- [SHORT EXERCISE]
From the listing below, extract each entry exactly as written, minus the images.

- [DATA]

━━━━━━━━━━

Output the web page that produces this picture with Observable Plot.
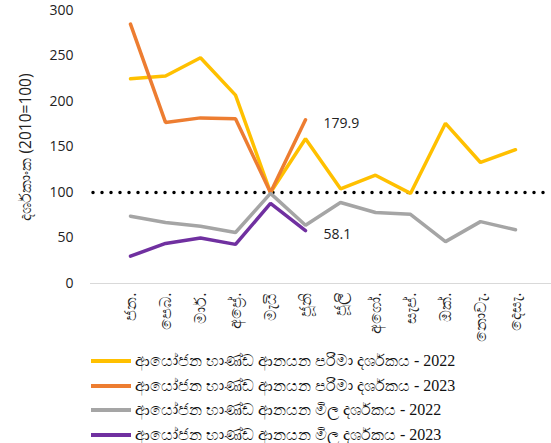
<!DOCTYPE html>
<html>
<head>
<meta charset="utf-8">
<script src="https://cdn.jsdelivr.net/npm/d3@7"></script>
<script src="https://cdn.jsdelivr.net/npm/@observablehq/plot@0.6"></script>
<style>
  body { margin: 0; background: #fff; font-family: "Open Sans", "Noto Sans", sans-serif; }
  #chart { width: 551px; height: 443px; position: relative; }
  .legend { margin-left: 91px; margin-top: 4px; }
  .legend .row { display: flex; align-items: center; height: 24.5px; font-size: 16px; color: #111; font-family: "Liberation Serif", "Noto Sans", serif; }
  .legend .sw { width: 40px; height: 4px; margin-right: 4px; }
</style>
</head>
<body>
<div id="chart"></div>
<script>
const months = ["ජන.", "පෙබ.", "මාර්.", "අප්‍රේ.", "මැයි", "ජූනි", "ජූලි", "අගෝ.", "සැප්.", "ඔක්.", "නොවැ.", "දෙසැ."];
const volume2022 = [225, 228, 248, 207, 100, 159, 104, 119, 99, 176, 133, 147];
const volume2023 = [285, 177, 182, 181, 100, 179.9];
const price2022 = [74, 67, 63, 56, 99, 64, 89, 78, 76, 46, 68, 59];
const price2023 = [30, 44, 50, 43, 88, 58.1];
const seriesNames = [
  "ආයෝජන භාණ්ඩ ආනයන පරිමා දර්ශකය - 2022",
  "ආයෝජන භාණ්ඩ ආනයන පරිමා දර්ශකය - 2023",
  "ආයෝජන භාණ්ඩ ආනයන මිල දර්ශකය - 2022",
  "ආයෝජන භාණ්ඩ ආනයන මිල දර්ශකය - 2023"
];
const colors = ["#FFC000", "#ED7D31", "#A5A5A5", "#7030A0"];
const yTicks = [0, 50, 100, 150, 200, 250, 300];
const baseLine = [100];
const yLabel = "දර්ශකාංක (2010=100)";

const allSeries = [volume2022, volume2023, price2022, price2023];
const rows = [];
allSeries.forEach((vals, s) => vals.forEach((v, i) => rows.push({month: months[i], value: v, series: seriesNames[s]})));
const lastLabels = [
  {month: months[volume2023.length - 1], value: volume2023[volume2023.length - 1]},
  {month: months[price2023.length - 1], value: price2023[price2023.length - 1]}
];

const plot = Plot.plot({
  width: 551,
  height: 345,
  marginLeft: 90,
  marginRight: 0,
  marginTop: 10,
  marginBottom: 62,
  style: {fontFamily: "'Open Sans', 'Noto Sans', sans-serif", fontSize: "13px", color: "#222"},
  x: {type: "point", domain: months, range: [109, 535]},
  y: {domain: [0, 300], range: [283, 10]},
  color: {domain: seriesNames, range: colors},
  marks: [
    Plot.ruleY([0], {stroke: "#d9d9d9", strokeWidth: 1}),
    Plot.axisY({ticks: yTicks, tickSize: 0, tickPadding: 17, label: yLabel, labelAnchor: "center", labelOffset: 71, labelArrow: "none", fontSize: 14}),
    Plot.axisX({tickSize: 0, tickPadding: 9, tickRotate: -90, label: null, fontSize: 16}),
    Plot.ruleY(baseLine, {stroke: "#000", strokeWidth: 3.5, strokeDasharray: "0,9", strokeLinecap: "round", insetLeft: 3, insetRight: 6}),
    Plot.line(rows, {x: "month", y: "value", z: "series", stroke: "series", strokeWidth: 3.5, strokeLinejoin: "miter", strokeLinecap: "round"}),
    Plot.text(lastLabels, {x: "month", y: "value", text: d => String(d.value), textAnchor: "start", dx: 18, dy: 4, fontSize: 14, fill: "#222"})
  ]
});
document.getElementById("chart").appendChild(plot);
// enlarge the rotated axis title slightly
d3.select(plot).selectAll("[aria-label='y-axis label'] text").attr("font-size", 15.5);

const legend = document.createElement("div");
legend.className = "legend";
seriesNames.forEach((name, i) => {
  const row = document.createElement("div");
  row.className = "row";
  const sw = document.createElement("span");
  sw.className = "sw";
  sw.style.background = colors[i];
  const label = document.createElement("span");
  label.textContent = name;
  row.appendChild(sw);
  row.appendChild(label);
  legend.appendChild(row);
});
document.getElementById("chart").appendChild(legend);
</script>
</body>
</html>
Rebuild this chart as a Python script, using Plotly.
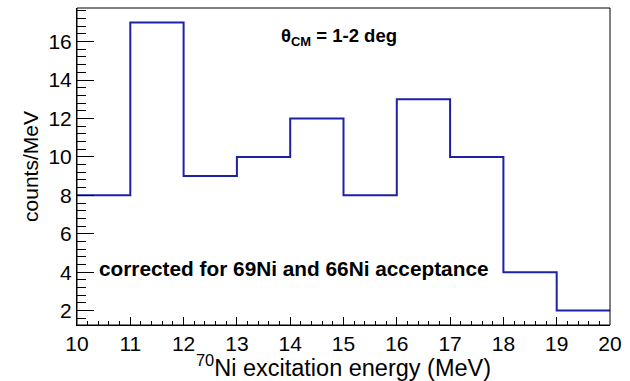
import plotly.graph_objects as go

# Histogram of 70Ni excitation energy, 1 MeV bins
bin_edges = [10, 11, 12, 13, 14, 15, 16, 17, 18, 19, 20]
counts_per_mev = [8, 17, 9, 10, 12, 8, 13, 10, 4, 2]

x_ticks = list(range(10, 21))
y_ticks = [2, 4, 6, 8, 10, 12, 14, 16]

line_color = "#1c23a3"
font_family = "Liberation Sans, Arial, Helvetica, sans-serif"

# step outline: each bin value held until the next edge
step_y = counts_per_mev + [counts_per_mev[-1]]

fig = go.Figure()
fig.add_trace(go.Scatter(
    x=bin_edges, y=step_y, mode="lines",
    line=dict(color=line_color, width=2, shape="hv"),
    hoverinfo="skip", showlegend=False,
))

fig.update_layout(
    width=630, height=381,
    margin=dict(l=77, r=16, t=8, b=54),
    paper_bgcolor="white", plot_bgcolor="white",
    font=dict(family=font_family, color="black", size=21),
    xaxis=dict(
        range=[10, 20], tickvals=x_ticks, ticktext=[str(v) for v in x_ticks],
        ticks="inside", ticklen=8, tickwidth=1, tickcolor="black",
        minor=dict(dtick=0.2, ticks="inside", ticklen=4, tickcolor="black", tickwidth=1),
        showline=True, linecolor="black", linewidth=1, showgrid=False, zeroline=False,
        tickfont=dict(size=21),
        title=dict(text="<sup>70</sup>Ni excitation energy (MeV)", font=dict(size=23.5), standoff=1),
    ),
    yaxis=dict(
        range=[1.25, 17.75], tickvals=y_ticks, ticktext=[str(v) for v in y_ticks],
        ticks="inside", ticklen=17, tickwidth=1, tickcolor="black",
        minor=dict(dtick=0.4, tick0=0, ticks="inside", ticklen=9, tickcolor="black", tickwidth=1),
        showline=True, linecolor="black", linewidth=1, showgrid=False, zeroline=False,
        tickfont=dict(size=21),
        title=dict(text="counts/MeV", font=dict(size=21), standoff=4),
    ),
    shapes=[dict(type="rect", xref="paper", yref="paper", x0=0, x1=1, y0=0, y1=1,
                 line=dict(color="black", width=1), fillcolor="rgba(0,0,0,0)", layer="above")],
    annotations=[
        dict(text="<b>θ<sub>CM</sub> = 1-2 deg</b>", x=14.92, y=16.25, xref="x", yref="y",
             showarrow=False, font=dict(size=18.5)),
        dict(text="<b>corrected for 69Ni and 66Ni acceptance</b>", x=10.38, y=4.2,
             xref="x", yref="y", xanchor="left", showarrow=False, font=dict(size=20.8)),
    ],
)

fig.write_html("out.html")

━━━━━━━━━━

- [WORKED SOLUTION]
Output the web page that produces this picture with Observable Plot.
<!DOCTYPE html>
<html>
<head>
<meta charset="utf-8">
<script src="https://cdn.jsdelivr.net/npm/d3@7"></script>
<script src="https://cdn.jsdelivr.net/npm/@observablehq/plot@0.6"></script>
<style>
  body { margin: 0; background: #fff; font-family: "Open Sans", "Noto Sans", sans-serif; }
  #chart { width: 551px; height: 443px; position: relative; }
  .legend { margin-left: 91px; margin-top: 4px; }
  .legend .row { display: flex; align-items: center; height: 24.5px; font-size: 16px; color: #111; font-family: "Liberation Serif", "Noto Sans", serif; }
  .legend .sw { width: 40px; height: 4px; margin-right: 4px; }
</style>
</head>
<body>
<div id="chart"></div>
<script>
const months = ["ජන.", "පෙබ.", "මාර්.", "අප්‍රේ.", "මැයි", "ජූනි", "ජූලි", "අගෝ.", "සැප්.", "ඔක්.", "නොවැ.", "දෙසැ."];
const volume2022 = [225, 228, 248, 207, 100, 159, 104, 119, 99, 176, 133, 147];
const volume2023 = [285, 177, 182, 181, 100, 179.9];
const price2022 = [74, 67, 63, 56, 99, 64, 89, 78, 76, 46, 68, 59];
const price2023 = [30, 44, 50, 43, 88, 58.1];
const seriesNames = [
  "ආයෝජන භාණ්ඩ ආනයන පරිමා දර්ශකය - 2022",
  "ආයෝජන භාණ්ඩ ආනයන පරිමා දර්ශකය - 2023",
  "ආයෝජන භාණ්ඩ ආනයන මිල දර්ශකය - 2022",
  "ආයෝජන භාණ්ඩ ආනයන මිල දර්ශකය - 2023"
];
const colors = ["#FFC000", "#ED7D31", "#A5A5A5", "#7030A0"];
const yTicks = [0, 50, 100, 150, 200, 250, 300];
const baseLine = [100];
const yLabel = "දර්ශකාංක (2010=100)";

const allSeries = [volume2022, volume2023, price2022, price2023];
const rows = [];
allSeries.forEach((vals, s) => vals.forEach((v, i) => rows.push({month: months[i], value: v, series: seriesNames[s]})));
const lastLabels = [
  {month: months[volume2023.length - 1], value: volume2023[volume2023.length - 1]},
  {month: months[price2023.length - 1], value: price2023[price2023.length - 1]}
];

const plot = Plot.plot({
  width: 551,
  height: 345,
  marginLeft: 90,
  marginRight: 0,
  marginTop: 10,
  marginBottom: 62,
  style: {fontFamily: "'Open Sans', 'Noto Sans', sans-serif", fontSize: "13px", color: "#222"},
  x: {type: "point", domain: months, range: [109, 535]},
  y: {domain: [0, 300], range: [283, 10]},
  color: {domain: seriesNames, range: colors},
  marks: [
    Plot.ruleY([0], {stroke: "#d9d9d9", strokeWidth: 1}),
    Plot.axisY({ticks: yTicks, tickSize: 0, tickPadding: 17, label: yLabel, labelAnchor: "center", labelOffset: 71, labelArrow: "none", fontSize: 14}),
    Plot.axisX({tickSize: 0, tickPadding: 9, tickRotate: -90, label: null, fontSize: 16}),
    Plot.ruleY(baseLine, {stroke: "#000", strokeWidth: 3.5, strokeDasharray: "0,9", strokeLinecap: "round", insetLeft: 3, insetRight: 6}),
    Plot.line(rows, {x: "month", y: "value", z: "series", stroke: "series", strokeWidth: 3.5, strokeLinejoin: "miter", strokeLinecap: "round"}),
    Plot.text(lastLabels, {x: "month", y: "value", text: d => String(d.value), textAnchor: "start", dx: 18, dy: 4, fontSize: 14, fill: "#222"})
  ]
});
document.getElementById("chart").appendChild(plot);
// enlarge the rotated axis title slightly
d3.select(plot).selectAll("[aria-label='y-axis label'] text").attr("font-size", 15.5);

const legend = document.createElement("div");
legend.className = "legend";
seriesNames.forEach((name, i) => {
  const row = document.createElement("div");
  row.className = "row";
  const sw = document.createElement("span");
  sw.className = "sw";
  sw.style.background = colors[i];
  const label = document.createElement("span");
  label.textContent = name;
  row.appendChild(sw);
  row.appendChild(label);
  legend.appendChild(row);
});
document.getElementById("chart").appendChild(legend);
</script>
</body>
</html>
Rebuild this chart as a Python script, using Plotly.
import plotly.graph_objects as go

# Histogram of 70Ni excitation energy, 1 MeV bins
bin_edges = [10, 11, 12, 13, 14, 15, 16, 17, 18, 19, 20]
counts_per_mev = [8, 17, 9, 10, 12, 8, 13, 10, 4, 2]

x_ticks = list(range(10, 21))
y_ticks = [2, 4, 6, 8, 10, 12, 14, 16]

line_color = "#1c23a3"
font_family = "Liberation Sans, Arial, Helvetica, sans-serif"

# step outline: each bin value held until the next edge
step_y = counts_per_mev + [counts_per_mev[-1]]

fig = go.Figure()
fig.add_trace(go.Scatter(
    x=bin_edges, y=step_y, mode="lines",
    line=dict(color=line_color, width=2, shape="hv"),
    hoverinfo="skip", showlegend=False,
))

fig.update_layout(
    width=630, height=381,
    margin=dict(l=77, r=16, t=8, b=54),
    paper_bgcolor="white", plot_bgcolor="white",
    font=dict(family=font_family, color="black", size=21),
    xaxis=dict(
        range=[10, 20], tickvals=x_ticks, ticktext=[str(v) for v in x_ticks],
        ticks="inside", ticklen=8, tickwidth=1, tickcolor="black",
        minor=dict(dtick=0.2, ticks="inside", ticklen=4, tickcolor="black", tickwidth=1),
        showline=True, linecolor="black", linewidth=1, showgrid=False, zeroline=False,
        tickfont=dict(size=21),
        title=dict(text="<sup>70</sup>Ni excitation energy (MeV)", font=dict(size=23.5), standoff=1),
    ),
    yaxis=dict(
        range=[1.25, 17.75], tickvals=y_ticks, ticktext=[str(v) for v in y_ticks],
        ticks="inside", ticklen=17, tickwidth=1, tickcolor="black",
        minor=dict(dtick=0.4, tick0=0, ticks="inside", ticklen=9, tickcolor="black", tickwidth=1),
        showline=True, linecolor="black", linewidth=1, showgrid=False, zeroline=False,
        tickfont=dict(size=21),
        title=dict(text="counts/MeV", font=dict(size=21), standoff=4),
    ),
    shapes=[dict(type="rect", xref="paper", yref="paper", x0=0, x1=1, y0=0, y1=1,
                 line=dict(color="black", width=1), fillcolor="rgba(0,0,0,0)", layer="above")],
    annotations=[
        dict(text="<b>θ<sub>CM</sub> = 1-2 deg</b>", x=14.92, y=16.25, xref="x", yref="y",
             showarrow=False, font=dict(size=18.5)),
        dict(text="<b>corrected for 69Ni and 66Ni acceptance</b>", x=10.38, y=4.2,
             xref="x", yref="y", xanchor="left", showarrow=False, font=dict(size=20.8)),
    ],
)

fig.write_html("out.html")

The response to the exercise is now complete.